Simulates an online ad-selection scenario where an algorithm must decide which of 10 ads to show in each round, learning from binary rewards (click / no click) to maximise total clicks over 10,000 rounds.
Thompson Sampling is a Bayesian approach to the exploration–exploitation trade-off:
- Model — each ad's unknown CTR is modelled with a Beta distribution:
Beta(α, β)whereα = successes + 1andβ = failures + 1. - Sample — draw a random value from every ad's current Beta distribution.
- Select — pick the ad whose sample is highest.
- Update — observe the reward and increment
α(click) orβ(no click).
Because the Beta distribution naturally narrows as evidence accumulates, the algorithm explores uncertain ads early on and gradually exploits the best performer.
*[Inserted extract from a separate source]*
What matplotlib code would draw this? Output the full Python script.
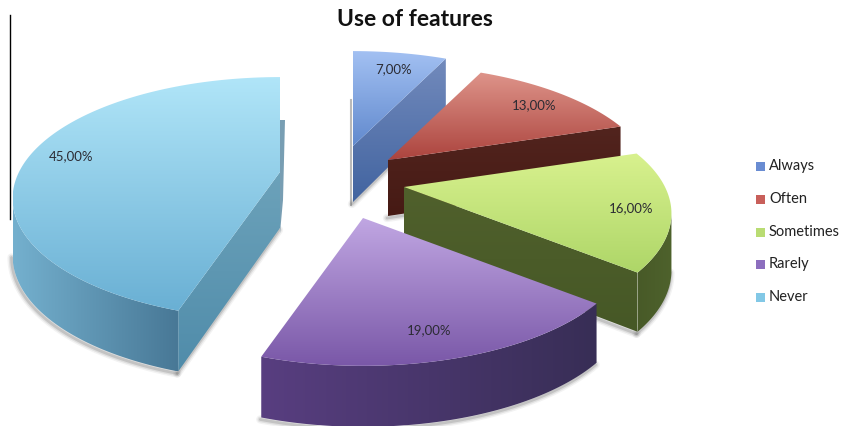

Ads_CTR_Optimisation.csv — 10,000 rows × 10 columns. Each cell is a binary reward (1 = click, 0 = no click) from a simulated ad campaign.
| Language | Packages |
|---|---|
| Python 3 | matplotlib, pandas |
| R | base (no extra packages) |
pip install -r requirements.txt
python thompson_sampling.pyRscript thompson_sampling.R
# or inside an R session:
source("thompson_sampling.R")Both scripts print the total reward and display a histogram showing which ad the algorithm converged on.
| 🐍 Python 3 | Core implementation |
| 📊 R | Alternative implementation |
| 📈 Matplotlib | Visualisation |
| 🐼 pandas | Data loading |
| 📐 Beta Distribution | Bayesian prior/posterior |
- Dataset is fully simulated; real-world CTRs would require a live feedback loop.
- No command-line arguments yet — round count and ad count are constants at the top of each script.
- The R script's
sys.frame(1)$ofilepath resolution only works when the file issource()-d; when run withRscriptit falls back togetwd().
MIT